When seniors use reverse mortgages as a “quick fix” for cash, the strategy can sometimes backfire, writes NBC.
“As America’s population ages, the hard sell is on for reverse mortgages. Promising happier days ahead, the former ‘Fonz,’ actor Henry Winkler, is giving the hard sell in relentless television adds,” the article says. “But the housing crash and the fiscal state of today’s seniors are causing many of these loans to backfire.”
NBC focuses on the AARP-publicized case of a Maryland couple who took out a reverse mortgage in 2008 with only one spouse listed on the loan. The borrowing spouse unexpectedly died just one month later, and now the surviving spouse is facing foreclosure.
“It was set up bad,” Robert Bennett, the surviving spouse, told NBC of the reverse mortgage. “I wasn’t thinking that—that I would be crossed out completely if she died.”
A problem associated with the loan, according to the article, is that reverse mortgages are often being used “for all the wrong reasons,” leaving seniors with less home equity, less savings, and more debt.
“This was originally contemplated as something you could draw money from over a long period of time, as a way of supplementing your income or providing income when you had not others.
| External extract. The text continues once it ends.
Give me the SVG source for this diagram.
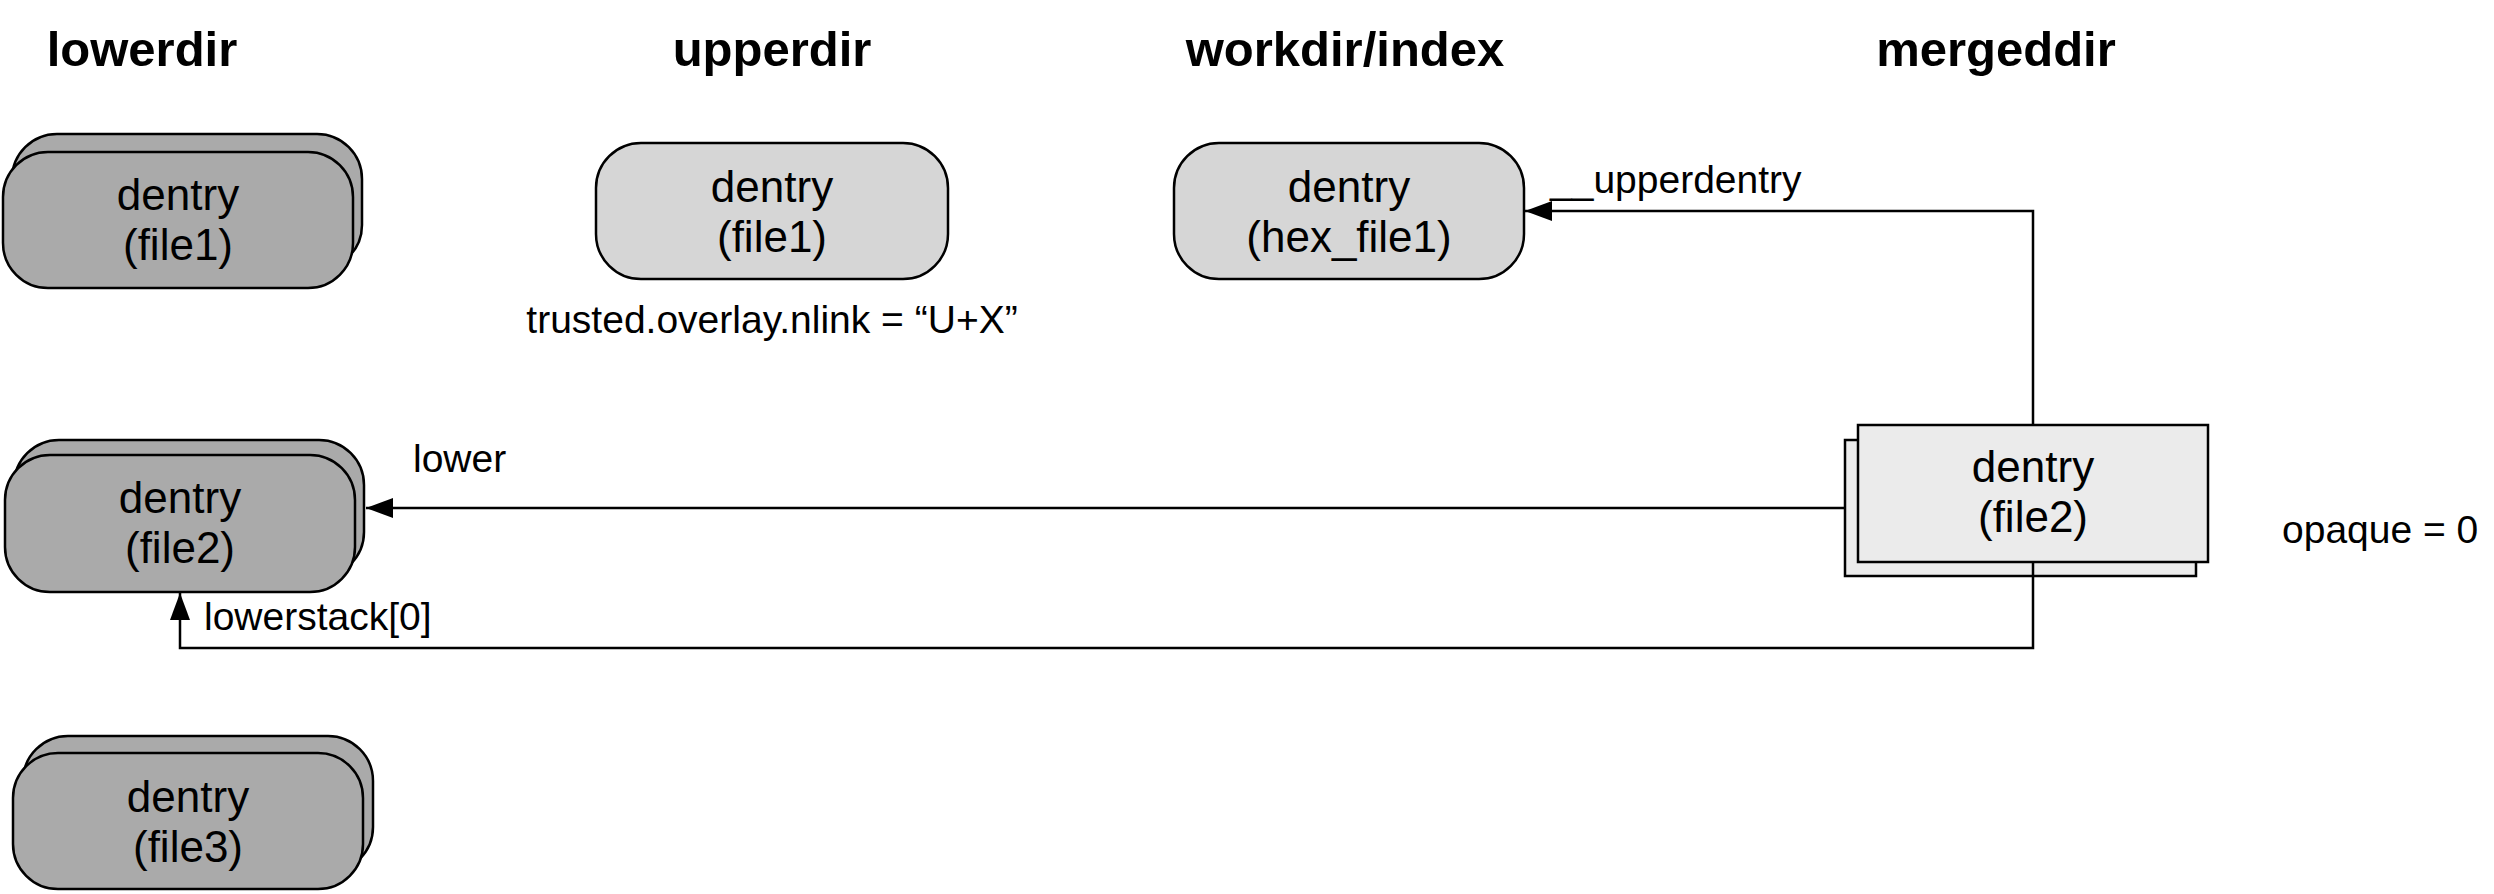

Now a lot of people are looking to reverse mortgages as a quick fix,” said David Certner, legislative counsel for AARP, to NBC.
However, if reverse mortgages are used correctly, they can be a valuable tool with built-in safeguards, said Peter Bell, president of the National Reverse Mortgage Lenders Association.
“The reverse mortgage, unlike any other financial service in the United States, requires every single borrower, prospective borrower to go before an independent third party reverse mortgage counselor at a HUD-approved, HUD-funded counseling agency prior to even making an application for the loan,” said Bell. “So where somebody is coming off title would be in a discussion.”